Surprisingly some of the overhead for RSA can be optimized away by merging it into the signature. RSA supports message recovery, where part or entirety of the message is squeezed into the signature block itself. For example with 2048b modulus and SHA256 as the underlying hash function, over 220 bytes of plaintext message can be safely recovered using PSS-R padding. Surprisingly the net overhead than could be lower than ECDSA depending on amount of data merged into the signature. Using a data-point from December 2014 that average Bitcoin transaction size is ~250 bytes, we can estimate ~190 bytes of preimage without the ECDSA signature. That is less than the maximum recoverable message which means that the entire TX would become a single RSA signature, without any appreciable bump in space used.
Unfortunately one detail in Bitcoin signing greatly limits the applicability of message recovery optimizations: every input into a transaction must be signed individually. This holds true even if the inputs are using the same address and in theory a single signature could prove control over all of them. For transactions containing multiple inputs, the hypothetical RSA signature overhead would apply for each input. That means one may run out of “message” to squeeze into the signature, unless we complicate matters further by starting to squeeze signatures into each other. In that case part of the “message” recovered from an RSA signature could be a chunk of a different RSA signature. Such cascades break one of the assumptions about TX construction: inputs can be added independently of each other. (There is a even a signature type that allows anyone to add inputs.) If input signatures incorporate fragments of other inputs, parsing becomes tricky.

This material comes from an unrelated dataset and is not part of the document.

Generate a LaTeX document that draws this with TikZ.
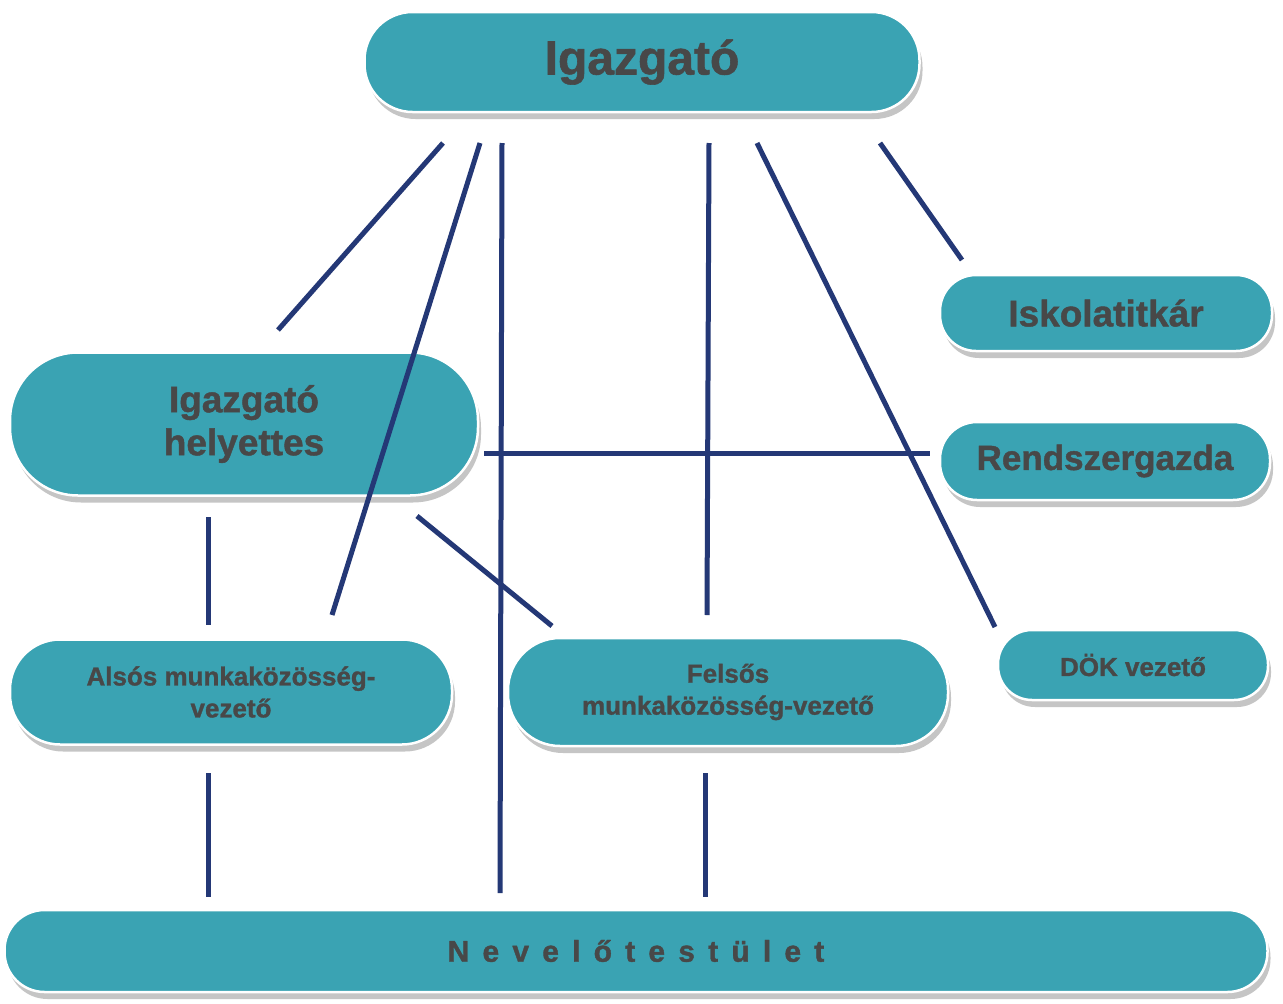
\documentclass[tikz,border=0pt]{standalone}
\usepackage{fontspec}
\setmainfont{Liberation Sans}[BoldFeatures={FakeBold=1.2}]
\usetikzlibrary{shadows}
\definecolor{boxfill}{RGB}{58,163,179}
\definecolor{linecol}{RGB}{36,56,118}
\definecolor{txt}{RGB}{72,72,72}
\begin{document}
\begin{tikzpicture}[x=1pt,y=-1pt,
  box/.style={fill=boxfill, draw=white, line width=2.5pt, text=txt, align=center, inner sep=0pt,
    drop shadow={shadow xshift=3pt,shadow yshift=-7pt,opacity=.5,fill=black!45}},
  conn/.style={draw=linecol, line width=5pt}]
\useasboundingbox[fill=white] (0,0) rectangle (1283,1004);

\node[box, minimum width=555pt, minimum height=100pt, rounded corners=48pt, font=\bfseries\fontsize{48}{56}\selectfont] (dir) at (642,62) {Igazgató};
\node[box, minimum width=332pt, minimum height=76pt, rounded corners=36pt, font=\bfseries\fontsize{37}{44}\selectfont] (titk) at (1106,313) {Iskolatitkár};
\node[box, minimum width=330pt, minimum height=78pt, rounded corners=37pt, font=\bfseries\fontsize{35}{42}\selectfont] (rend) at (1105,461) {Rendszergazda};
\node[box, minimum width=468pt, minimum height=143pt, rounded corners=68pt, font=\bfseries\fontsize{37}{43}\selectfont] (hely) at (244,424) {Igazgató\\helyettes};
\node[box, minimum width=442pt, minimum height=105pt, rounded corners=50pt, font=\bfseries\fontsize{26}{32}\selectfont] (also) at (231,692) {Alsós munkaközösség-\\vezető};
\node[box, minimum width=440pt, minimum height=108pt, rounded corners=52pt, font=\bfseries\fontsize{26}{32}\selectfont] (felso) at (728,692) {Felsős\\munkaközösség-vezető};
\node[box, minimum width=270pt, minimum height=70pt, rounded corners=34pt, font=\bfseries\fontsize{26}{32}\selectfont] (dok) at (1133,665) {DÖK vezető};
\node[box, minimum width=1263pt, minimum height=82pt, rounded corners=40pt, font=\bfseries\fontsize{30}{34}\selectfont\addfontfeatures{LetterSpace=44}] (nev) at (636,951) {Nevelőtestület};

% connector ends
\coordinate (d1) at (443,143); \coordinate (h1) at (278,330);
\coordinate (d2) at (480,143); \coordinate (a1) at (332,615);
\coordinate (d3) at (502,143); \coordinate (n1) at (500,893);
\coordinate (d4) at (709,143); \coordinate (f1) at (707,615);
\coordinate (d5) at (757,143); \coordinate (k1) at (995,627);
\coordinate (d6) at (880,143); \coordinate (t1) at (962,260);
\coordinate (h2) at (484,453); \coordinate (r1) at (930,453);
\coordinate (h3) at (208,517); \coordinate (a2) at (208,625);
\coordinate (h4) at (417,516); \coordinate (f2) at (552,626);
\coordinate (a3) at (208,773); \coordinate (n2) at (208,897);
\coordinate (f3) at (705,773); \coordinate (n3) at (705,897);

\draw[conn] (d1) -- (h1);
\draw[conn] (d2) -- (a1);
\draw[conn] (d3) -- (n1);
\draw[conn] (d4) -- (f1);
\draw[conn] (d5) -- (k1);
\draw[conn] (d6) -- (t1);
\draw[conn] (h2) -- (r1);
\draw[conn] (h3) -- (a2);
\draw[conn] (h4) -- (f2);
\draw[conn] (a3) -- (n2);
\draw[conn] (f3) -- (n3);
\end{tikzpicture}
\end{document}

One last point on space efficiency of existing Bitcoin signatures: ECDSA is far from being state of the art in optimizing signature size. It has been known for some time that pairing-based schemes enable shorter signatures. For example the Boneh–Lynn–Shacham scheme from 2001 provides a security level comparable to 1024-bit RSA using as few as 20 bytes. But pairing based cryptography remains relatively esoteric with limited implementation support and a potential minefield of intellectual property claims, making it an unlikely candidate for Bitcoin.

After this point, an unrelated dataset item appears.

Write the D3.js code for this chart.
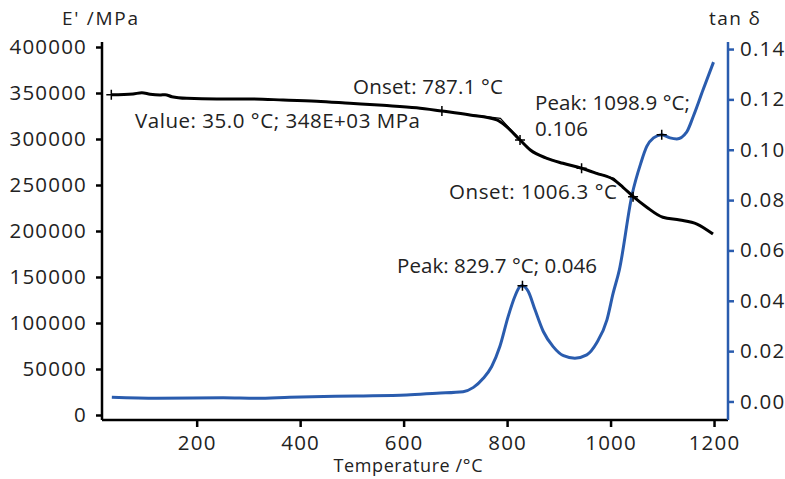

Verdict on ECDSA for Bitcoin
In retrospect then ECDSA looks like a reasonable middle-ground for the requirements Satoshi faced. It produces relatively compact signatures compared to RSA without requiring elaborate message-recovery tricks, allows rapid key-generation to promote better privacy for funds and has plenty of implementation support. (Modulo the choice of secp256k1; most of the initial focus on elliptic-curve support has been in response to NIST Suite-B curves. secp256k1 is not among them. For example Windows native cryptography API still does not support it.) On the downside, it has a suboptimal distribution of load between signing/verification, inflating the global cost of verifying blocks.
** To be clear, this only removes the timing leak. Other side-channels exist to still permit distinguishing squaring from multiplication by a different operand. A side-multiply will typically reference different memory regions than multiplying a number by itself. Observations exploiting local channels such as CPU caches as can still infer such key-dependent memory references.